■ Task directions
Nothing in the data should change when you return it, but leave the pictures out.

----

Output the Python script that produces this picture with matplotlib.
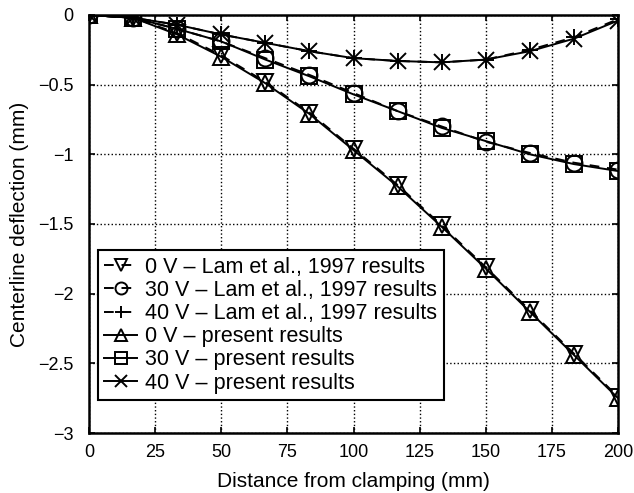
import numpy as np
import matplotlib
matplotlib.use("Agg")
import matplotlib.pyplot as plt

plt.rcParams['font.family'] = ['Liberation Sans', 'DejaVu Sans']

x = [0, 16.67, 33.33, 50, 66.67, 83.33, 100, 116.67, 133.33, 150, 166.67, 183.33, 200]

present_0v = [0, -0.02, -0.14, -0.30, -0.49, -0.71, -0.97, -1.23, -1.52, -1.82, -2.13, -2.44, -2.75]
present_30v = [0, -0.02, -0.10, -0.19, -0.32, -0.44, -0.57, -0.69, -0.81, -0.905, -1.0, -1.07, -1.12]
present_40v = [0, -0.02, -0.07, -0.14, -0.20, -0.26, -0.31, -0.33, -0.34, -0.32, -0.26, -0.17, -0.04]

lam_0v = [0, -0.02, -0.13, -0.29, -0.48, -0.70, -0.96, -1.22, -1.51, -1.81, -2.12, -2.43, -2.74]
lam_30v = [0, -0.02, -0.10, -0.19, -0.31, -0.43, -0.56, -0.69, -0.80, -0.91, -0.99, -1.06, -1.11]
lam_40v = [0, -0.02, -0.07, -0.14, -0.20, -0.26, -0.31, -0.33, -0.34, -0.32, -0.25, -0.16, -0.03]

lam_labels = ['0 V \u2013 Lam et al., 1997 results',
              '30 V \u2013 Lam et al., 1997 results',
              '40 V \u2013 Lam et al., 1997 results']
present_labels = ['0 V \u2013 present results',
                  '30 V \u2013 present results',
                  '40 V \u2013 present results']

xticks = [0, 25, 50, 75, 100, 125, 150, 175, 200]
yticks = [0, -0.5, -1, -1.5, -2, -2.5, -3]
yticklabels = ['0', '\u22120.5', '\u22121', '\u22121.5', '\u22122', '\u22122.5', '\u22123']

fig = plt.figure(figsize=(6.34, 4.93), dpi=100)
ax = fig.add_axes([0.1404, 0.1217, 0.9748 - 0.1404, 0.9696 - 0.1217])

ms = 11.5
for ys, m, lab in zip([lam_0v, lam_30v, lam_40v], ['v', 'o', '+'], lam_labels):
    ax.plot(x, ys, linestyle=(0, (5, 4)), color='black', lw=1.4, marker=m, ms=ms,
            mfc='none', mec='black', mew=1.4, label=lab)
for ys, m, lab in zip([present_0v, present_30v, present_40v], ['^', 's', 'x'], present_labels):
    ax.plot(x, ys, linestyle='-', color='black', lw=1.4, marker=m, ms=ms,
            mfc='none', mec='black', mew=1.4, label=lab)

ax.set_xlim(0, 200)
ax.set_ylim(-3, 0)
ax.set_xticks(xticks)
ax.set_yticks(yticks)
ax.set_yticklabels(yticklabels)
ax.grid(True, linestyle=':', color='black', lw=1.0)
ax.tick_params(direction='in', length=4, width=1.2, labelsize=13, top=True, right=True,
               labeltop=False, labelright=False)
ax.tick_params(axis='x', pad=8)
ax.tick_params(axis='y', pad=11)
for s in ax.spines.values():
    s.set_linewidth(1.8)
ax.set_xlabel('Distance from clamping (mm)', fontsize=15, labelpad=8)
ax.set_ylabel('Centerline deflection (mm)', fontsize=15, labelpad=7)

leg = ax.legend(loc='upper left', bbox_to_anchor=(0.017, 0.437), fontsize=15.5,
                handlelength=1.5, handletextpad=0.4, labelspacing=0.1, borderpad=0.3,
                borderaxespad=0, markerscale=0.75,
                fancybox=False, framealpha=1, edgecolor='black')
leg.get_frame().set_linewidth(1.5)

fig.savefig('out.png', dpi=100)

----

■ Answer to this exercise
Output the Python script that produces this picture with matplotlib.
import numpy as np
import matplotlib
matplotlib.use("Agg")
import matplotlib.pyplot as plt

plt.rcParams['font.family'] = ['Liberation Sans', 'DejaVu Sans']

x = [0, 16.67, 33.33, 50, 66.67, 83.33, 100, 116.67, 133.33, 150, 166.67, 183.33, 200]

present_0v = [0, -0.02, -0.14, -0.30, -0.49, -0.71, -0.97, -1.23, -1.52, -1.82, -2.13, -2.44, -2.75]
present_30v = [0, -0.02, -0.10, -0.19, -0.32, -0.44, -0.57, -0.69, -0.81, -0.905, -1.0, -1.07, -1.12]
present_40v = [0, -0.02, -0.07, -0.14, -0.20, -0.26, -0.31, -0.33, -0.34, -0.32, -0.26, -0.17, -0.04]

lam_0v = [0, -0.02, -0.13, -0.29, -0.48, -0.70, -0.96, -1.22, -1.51, -1.81, -2.12, -2.43, -2.74]
lam_30v = [0, -0.02, -0.10, -0.19, -0.31, -0.43, -0.56, -0.69, -0.80, -0.91, -0.99, -1.06, -1.11]
lam_40v = [0, -0.02, -0.07, -0.14, -0.20, -0.26, -0.31, -0.33, -0.34, -0.32, -0.25, -0.16, -0.03]

lam_labels = ['0 V \u2013 Lam et al., 1997 results',
              '30 V \u2013 Lam et al., 1997 results',
              '40 V \u2013 Lam et al., 1997 results']
present_labels = ['0 V \u2013 present results',
                  '30 V \u2013 present results',
                  '40 V \u2013 present results']

xticks = [0, 25, 50, 75, 100, 125, 150, 175, 200]
yticks = [0, -0.5, -1, -1.5, -2, -2.5, -3]
yticklabels = ['0', '\u22120.5', '\u22121', '\u22121.5', '\u22122', '\u22122.5', '\u22123']

fig = plt.figure(figsize=(6.34, 4.93), dpi=100)
ax = fig.add_axes([0.1404, 0.1217, 0.9748 - 0.1404, 0.9696 - 0.1217])

ms = 11.5
for ys, m, lab in zip([lam_0v, lam_30v, lam_40v], ['v', 'o', '+'], lam_labels):
    ax.plot(x, ys, linestyle=(0, (5, 4)), color='black', lw=1.4, marker=m, ms=ms,
            mfc='none', mec='black', mew=1.4, label=lab)
for ys, m, lab in zip([present_0v, present_30v, present_40v], ['^', 's', 'x'], present_labels):
    ax.plot(x, ys, linestyle='-', color='black', lw=1.4, marker=m, ms=ms,
            mfc='none', mec='black', mew=1.4, label=lab)

ax.set_xlim(0, 200)
ax.set_ylim(-3, 0)
ax.set_xticks(xticks)
ax.set_yticks(yticks)
ax.set_yticklabels(yticklabels)
ax.grid(True, linestyle=':', color='black', lw=1.0)
ax.tick_params(direction='in', length=4, width=1.2, labelsize=13, top=True, right=True,
               labeltop=False, labelright=False)
ax.tick_params(axis='x', pad=8)
ax.tick_params(axis='y', pad=11)
for s in ax.spines.values():
    s.set_linewidth(1.8)
ax.set_xlabel('Distance from clamping (mm)', fontsize=15, labelpad=8)
ax.set_ylabel('Centerline deflection (mm)', fontsize=15, labelpad=7)

leg = ax.legend(loc='upper left', bbox_to_anchor=(0.017, 0.437), fontsize=15.5,
                handlelength=1.5, handletextpad=0.4, labelspacing=0.1, borderpad=0.3,
                borderaxespad=0, markerscale=0.75,
                fancybox=False, framealpha=1, edgecolor='black')
leg.get_frame().set_linewidth(1.5)

fig.savefig('out.png', dpi=100)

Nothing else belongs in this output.